Global risks

Our nation’s most successful firms are ones whose financial managers understand how to raise and allocate capital as well as arbitrage and hedge risks in the global market.

Arvind Mahajan, Lamar Savings Professor of Finance at Texas A&M University, has spent decades observing how multinationals manage risk. His take: good risk management is based on a keen understanding of, and adherence to, corporate objectives. “This is a subtle point that’s often overlooked,” says Mahajan. “Risk management has to be in consonance with the identity of the firm.”

Smart Business spoke with Mahajan about how risk needs to be addressed. His proposal: view risk in a holistic way and always consider the impact of a risk management decision on the overall value of a firm.

What are some key ways that derivative instruments can aid the financial manager in achieving financial objectives?

Derivatives can help, but only if senior executives clearly plan their overarching corporate objectives to include risk management. We see an example of this in the foreign exchange arena. If an integrated currency risk management program is important to an organization, and the firm has done a fair amount of introspection to determine who they are and which risks they want to bear and which they do not, then costs associated with exchange rate hedging can be reduced. In such a case, individual units within an organization will not instigate hedging transactions without considering the existing exposure of other units. Such an approach reduces transaction costs while benefiting the company as a whole. Too often, managers hedge risk only in their functional area of responsibility without analyzing exposure across the enterprise.

Is there a convergence of prices or are there special circumstances when risk is priced differently for the same product?

Even in the U.S., where markets are more efficient, price differences can occur and these could be caused by market sentiment or participant psychology. This is corrected with time. However, in international markets, there are also imperfections that place limits on arbitrage such as transaction/information costs, or capital and foreign exchange controls and differential taxes, which are the result of government policies. While the consequences of some of these imperfections cannot be circumvented, creative organizations can find ways to successfully negotiate around them.

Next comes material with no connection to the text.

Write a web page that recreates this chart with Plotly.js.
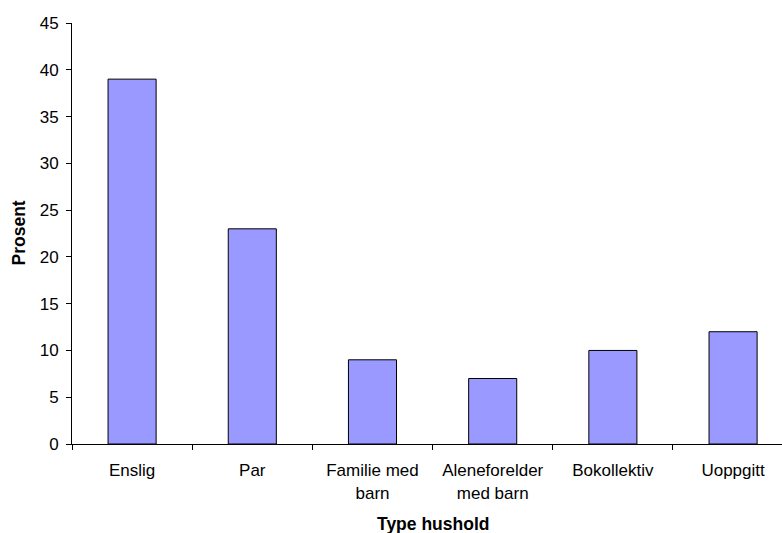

For example, foreigners may be restricted or find it very expensive to invest in some countries’ capital markets. To get around such constraints, clever financial intermediaries created American Depository Receipts (ADRs) and country mutual funds, which allow the U.S. investor to participate in certain foreign markets they may not otherwise be able to. Restrictions can impede foreign and domestic prices to converge in the real sector of the economy as well, providing a unique opportunity for multinational firms to profitably exploit them. Existence of such firms and astute traders, increasing awareness of international portfolio diversification benefits coupled with development of financial engineering products are expediting price convergence. A trend toward reduction in barriers and the ability to communicate and transmit information swiftly are resulting in a more integrated global market.

As American firms seek partnerships with foreign firms for the competitive advantages they offer, how can businesses better manage foreign exchange risk?

Foreign exchange risk emerges irrespective of whether you have foreign partnerships. The risk arises the moment you have potential cash inflows or outflows in a currency other than your own. When you are able to match the timing and magnitude of these flows in the same currency, you wash out the risk.

With increasing globalization, firms have to contend with foreign exchange risk. The easy solution is to match currency denominations of your inflows and outflows or insist that payment received or made be in your home currency but this is not always possible.

In that case, you can create currency hedges, and there are many ways to do this. The simplest one is a money market hedge where you hedge exposure by selling dollars and buying, say, pounds in the spot market and investing the proceeds in a bank to pay off a later pound liability. Another method is to hedge using forwards or futures: signing a contract today to transact at a set price (in this currency) at a predetermined time in the future. Alternately, you could use currency put and call options, and it’s in this area of derivatives where the greatest innovations have occurred.